▶ _PROBLEM STATEMENT_: Identify the lines that contain the word "this", then copy them.

>> start DATASET EXTRACT

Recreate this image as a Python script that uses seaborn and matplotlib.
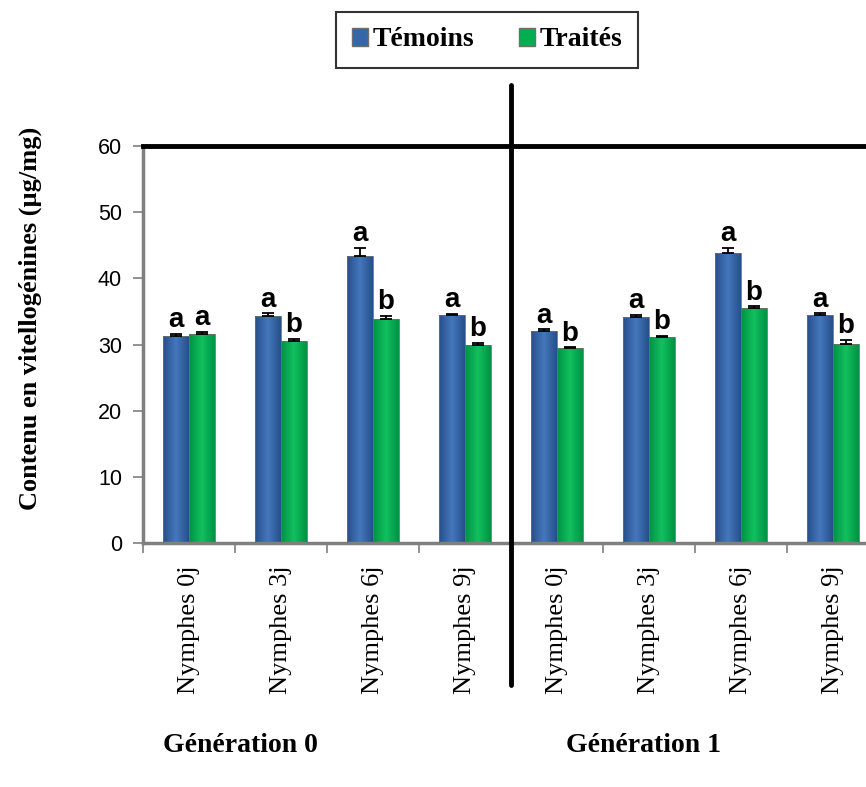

>> end DATASET EXTRACT
>> start DATASET EXTRACT

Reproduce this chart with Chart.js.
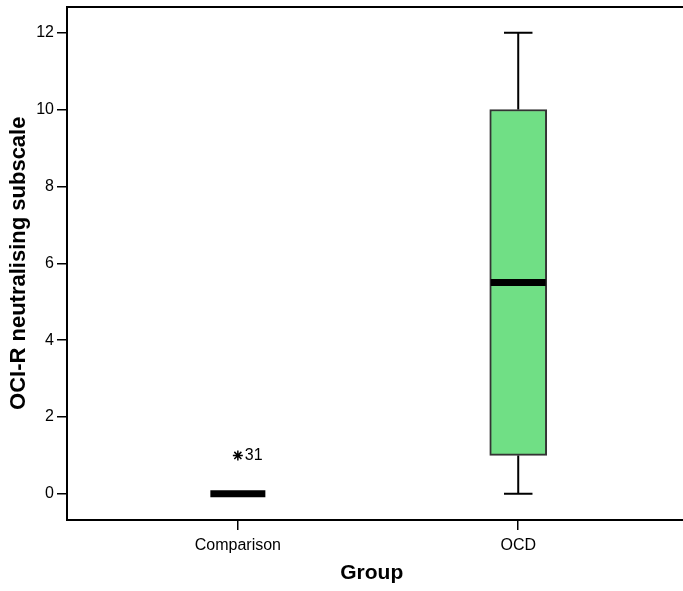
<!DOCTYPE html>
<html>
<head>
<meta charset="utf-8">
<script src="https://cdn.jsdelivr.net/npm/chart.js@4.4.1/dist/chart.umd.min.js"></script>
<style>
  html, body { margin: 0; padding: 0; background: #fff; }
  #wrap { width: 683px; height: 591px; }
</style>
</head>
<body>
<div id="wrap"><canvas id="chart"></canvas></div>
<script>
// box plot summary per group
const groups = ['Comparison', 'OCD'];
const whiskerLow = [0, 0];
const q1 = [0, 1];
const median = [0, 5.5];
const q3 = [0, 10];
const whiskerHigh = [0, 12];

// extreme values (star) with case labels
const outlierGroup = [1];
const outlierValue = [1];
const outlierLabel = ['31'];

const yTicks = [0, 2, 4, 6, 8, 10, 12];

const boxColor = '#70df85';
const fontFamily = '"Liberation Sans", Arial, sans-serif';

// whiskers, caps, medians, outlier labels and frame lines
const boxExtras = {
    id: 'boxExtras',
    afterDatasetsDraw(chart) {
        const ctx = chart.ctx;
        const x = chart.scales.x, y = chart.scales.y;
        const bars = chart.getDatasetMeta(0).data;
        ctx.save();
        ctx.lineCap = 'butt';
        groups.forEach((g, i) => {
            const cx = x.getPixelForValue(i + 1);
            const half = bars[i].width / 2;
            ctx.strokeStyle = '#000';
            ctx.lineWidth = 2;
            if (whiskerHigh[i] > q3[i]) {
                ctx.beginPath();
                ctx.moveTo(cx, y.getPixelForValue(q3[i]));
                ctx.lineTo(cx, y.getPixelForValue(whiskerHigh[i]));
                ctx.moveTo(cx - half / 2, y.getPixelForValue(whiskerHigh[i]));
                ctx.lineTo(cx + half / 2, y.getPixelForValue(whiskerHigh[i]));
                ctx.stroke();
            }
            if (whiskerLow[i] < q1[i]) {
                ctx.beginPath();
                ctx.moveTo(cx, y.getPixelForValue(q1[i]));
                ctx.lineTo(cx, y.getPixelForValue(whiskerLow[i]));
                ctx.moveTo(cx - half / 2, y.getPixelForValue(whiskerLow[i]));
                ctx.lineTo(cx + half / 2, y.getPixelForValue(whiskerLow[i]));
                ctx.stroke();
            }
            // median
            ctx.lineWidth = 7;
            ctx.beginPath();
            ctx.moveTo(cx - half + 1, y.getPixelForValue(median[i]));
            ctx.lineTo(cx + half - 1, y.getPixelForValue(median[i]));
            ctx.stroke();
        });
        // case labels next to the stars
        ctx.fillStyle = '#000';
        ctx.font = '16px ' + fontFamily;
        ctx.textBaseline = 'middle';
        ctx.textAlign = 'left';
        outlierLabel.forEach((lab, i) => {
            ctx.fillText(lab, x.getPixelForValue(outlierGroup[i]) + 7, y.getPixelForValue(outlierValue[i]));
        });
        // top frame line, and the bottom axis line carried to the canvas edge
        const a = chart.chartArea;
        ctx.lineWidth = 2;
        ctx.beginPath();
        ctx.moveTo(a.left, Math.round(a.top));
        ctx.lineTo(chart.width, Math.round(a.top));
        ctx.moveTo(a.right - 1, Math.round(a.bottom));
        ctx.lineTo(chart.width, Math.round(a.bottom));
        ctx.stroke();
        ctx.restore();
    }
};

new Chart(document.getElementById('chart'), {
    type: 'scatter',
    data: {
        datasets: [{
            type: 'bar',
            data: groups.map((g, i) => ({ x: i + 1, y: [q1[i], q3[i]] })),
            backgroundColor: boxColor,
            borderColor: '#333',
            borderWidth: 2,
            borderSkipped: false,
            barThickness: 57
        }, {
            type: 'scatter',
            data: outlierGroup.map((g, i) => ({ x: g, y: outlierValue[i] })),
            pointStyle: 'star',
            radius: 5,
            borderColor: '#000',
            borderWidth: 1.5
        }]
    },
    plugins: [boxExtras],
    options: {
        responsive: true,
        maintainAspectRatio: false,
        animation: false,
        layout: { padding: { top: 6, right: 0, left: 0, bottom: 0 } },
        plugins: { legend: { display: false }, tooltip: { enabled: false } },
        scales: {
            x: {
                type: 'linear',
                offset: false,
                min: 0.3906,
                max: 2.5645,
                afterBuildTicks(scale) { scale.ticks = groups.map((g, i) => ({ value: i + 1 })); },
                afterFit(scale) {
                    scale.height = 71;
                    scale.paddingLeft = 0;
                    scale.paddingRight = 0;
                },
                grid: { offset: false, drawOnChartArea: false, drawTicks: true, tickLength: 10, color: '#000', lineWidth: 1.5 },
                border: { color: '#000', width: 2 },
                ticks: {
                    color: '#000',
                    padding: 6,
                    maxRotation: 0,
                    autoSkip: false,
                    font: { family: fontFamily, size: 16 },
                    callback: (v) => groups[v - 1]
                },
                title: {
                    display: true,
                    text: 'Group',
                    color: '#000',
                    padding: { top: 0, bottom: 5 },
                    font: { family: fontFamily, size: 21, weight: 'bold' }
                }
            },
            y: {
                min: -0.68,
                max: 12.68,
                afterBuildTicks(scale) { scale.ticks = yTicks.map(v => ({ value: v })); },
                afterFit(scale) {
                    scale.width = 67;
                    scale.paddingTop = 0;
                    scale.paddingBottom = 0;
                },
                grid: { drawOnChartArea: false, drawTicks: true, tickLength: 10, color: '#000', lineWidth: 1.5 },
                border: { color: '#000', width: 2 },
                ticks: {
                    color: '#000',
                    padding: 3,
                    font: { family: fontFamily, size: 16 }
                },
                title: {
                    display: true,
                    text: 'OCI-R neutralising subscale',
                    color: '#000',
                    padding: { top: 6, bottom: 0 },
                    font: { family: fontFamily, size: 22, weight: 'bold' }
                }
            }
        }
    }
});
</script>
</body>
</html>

>> end DATASET EXTRACT

▶ _FULL OUTPUT_:
Recreate this image as a Python script that uses seaborn and matplotlib.
Reproduce this chart with Chart.js.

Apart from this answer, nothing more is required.